Tanking in the NHL is an epidemic in the same way that shark attacks are an epidemic, which is to say that twice a decade there’s widespread panic that quickly subsides when the media moves on to something else. And while we’ve never weaponized an army of trained porpoises or constructed a laser sea-wall to combat Jaws: The Revenge, apparently this is the season in which the hockey world finally stands up to teams taking a fall.

The catalyst for this activism isn’t Connor McDavid or Jack Eichel, the twin franchise-salvaging prizes at the top of the 2015 NHL Draft, but rather the Buffalo Sabres and the National Hockey League.

The NHL encourages tanking. It does so by having a draft system that, despite the existence of the lottery, rewards futility. The worse you are, the better your chances will be for gaining the first overall pick. Combine that with a free-agent system that shackles young players to teams until they’re in their late 20s – thanks, old boys' club! – and terrible hockey teams have few options other than to clear the decks and point the submarine down to the bottom of the standings.

The Buffalo Sabres embraced tanking, perhaps more than any team we’ve seen before. GM Tim Murray laid the groundwork last summer, adding a few veterans but doing nothing that would indicate this team was looking at a playoff seed – especially in goal, where Jhonas Enroth and Michal Neuvirth were two No. 2s that didn’t add up to a starter.

The Sabres were positioning themselves for a last-place season, the NHL knew it, so they actually changed their draft lottery rules less than a year before the 2015 lottery to make it more difficult for tanking teams to secure the first overall pick.

Sabres GM Tim Murray said, “You know who you’re affecting, that’s not fair.” He was completely right: The NHL was “Sean Avery Rule” fast with the legislation on this, and it targeted the Sabres and anyone else that was going to Dishonor for Connor.

This didn’t stop Murray, who continued the Sabres’ downward trend by:

- Trading his starting goaltender. Twice.

- Trading his best defenseman for a player who wasn’t going to play this season.

- Keeping prospects like Mark Pysyk and Sam Reinhart off the roster, for their own sanity but also because they could have made a difference.

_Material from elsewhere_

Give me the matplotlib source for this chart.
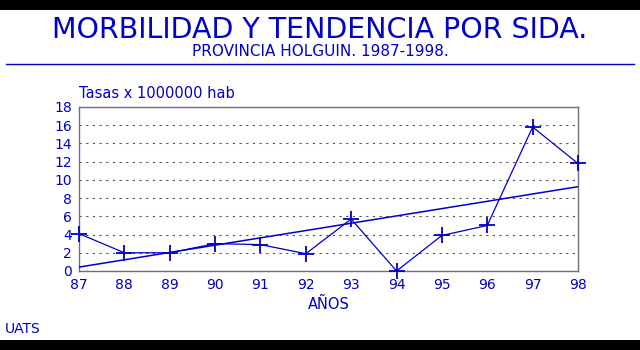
import numpy as np
import matplotlib
matplotlib.use("Agg")
import matplotlib.pyplot as plt
from matplotlib.patches import Rectangle
from matplotlib.lines import Line2D

# data
years = [87, 88, 89, 90, 91, 92, 93, 94, 95, 96, 97, 98]
tasas = [4.1, 2.0, 2.0, 3.0, 2.9, 1.9, 5.7, 0.0, 3.9, 5.0, 15.8, 11.8]
y_ticks = [0, 2, 4, 6, 8, 10, 12, 14, 16, 18]

BLUE = "#0000c8"
plt.rcParams["font.family"] = ["DejaVu Sans"]

fig = plt.figure(figsize=(6.4, 3.5), dpi=100)
fig.patch.set_facecolor("white")

# black bars top / bottom
fig.patches.append(Rectangle((0, 1 - 10 / 350), 1, 10 / 350, transform=fig.transFigure,
                             fc="black", ec="none", zorder=0))
fig.patches.append(Rectangle((0, 0), 1, 10 / 350, transform=fig.transFigure,
                             fc="black", ec="none", zorder=0))

fig.text(0.5, 1 - 30 / 350, "MORBILIDAD Y TENDENCIA POR SIDA.", ha="center", va="center",
         fontsize=20.5, color=BLUE)
fig.text(0.5, 1 - 51 / 350, "PROVINCIA HOLGUIN. 1987-1998.", ha="center", va="center",
         fontsize=11, color=BLUE)
fig.lines.append(Line2D([6 / 640, 634 / 640], [1 - 64 / 350] * 2, transform=fig.transFigure,
                        color=BLUE, lw=1))

ax = fig.add_axes([79 / 640, 1 - 271 / 350, (578 - 79) / 640, (271 - 107) / 350])
x = np.array(years)
y = np.array(tasas)
ax.plot(x, y, color=BLUE, lw=0.9, marker="+", ms=11, mew=1.3, clip_on=False, zorder=3)
b, a = np.polyfit(x, y, 1)
ax.plot([x[0], x[-1]], [a + b * x[0], a + b * x[-1]], color=BLUE, lw=1.1, zorder=3)

ax.set_xlim(87, 98)
ax.set_ylim(0, 18)
ax.set_xticks(years)
ax.set_xticklabels([str(v) for v in years])
ax.set_yticks(y_ticks)
ax.tick_params(length=0, labelsize=10, labelcolor=BLUE, pad=5)
ax.yaxis.grid(True, linestyle=(0, (2, 4)), color="#555555", lw=0.8)
for s in ax.spines.values():
    s.set_color("#707070")
    s.set_linewidth(1)

fig.text(79 / 640, 1 - 94 / 350, "Tasas x 1000000 hab", ha="left", va="center",
         fontsize=10.5, color=BLUE)
fig.text(0.5 * (79 + 578) / 640, 1 - 304 / 350, "AÑOS", ha="center", va="center",
         fontsize=10.5, color=BLUE)
fig.text(5 / 640, 1 - 329 / 350, "UATS", ha="left", va="center", fontsize=10, color=BLUE)

fig.savefig("out.png", dpi=100)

Sabres fans had been conflicted about tanking for most of the season. The ones I spoke to last September were hoping that Buffalo would contend and that Islanders' first-rounder the Sabres owned would end up being in the lottery, which obviously didn’t happen.

So they were met with a moral quandary as the season continued: Embrace the tank or reject the degradation of sportsmanship that comes with rooting against your favorite team.

The nadir of the Season Of The Tank came when the Arizona Coyotes – once a team with playoff aspirations, now one where their general manager openly endorses their losing ways – came to Buffalo and the fans cheered for opposing goals.

Wrote Steven Sazant on The Brock Press:

“Cheering against them in front of their faces is wrong, especially for what has already been a great hockey town in Buffalo.

“My perspective is that if you openly cheer against your team when they’re losing and only cheer for them to win when they’re doing well, then you’re nothing but a traditional bandwagoner, simple as that. There were even some fans in attendance that wore their Sabres jerseys to the game, but taped the Arizona Coyotes’ logo onto the front of it.”

Wrote Mike Harrington of the Buffalo News:

“Good for Ted Nolan and his players to not give in to the absurdity all around them. The coach is right. The integrity of the game is real. I’ve said it since October: You play to win and you draft where you draft. People who want to manipulate the results simply don’t understand sports and competition.”

I’d argue the fans know exactly about sports and competition.

It’s about winning. And tanking for McDavid is a means to that end, and perhaps the best chance the Sabres have had to that end since Brett Hull’s skate was in the crease. They’re not cheering against the players; they’re cheering for the betterment of the franchise.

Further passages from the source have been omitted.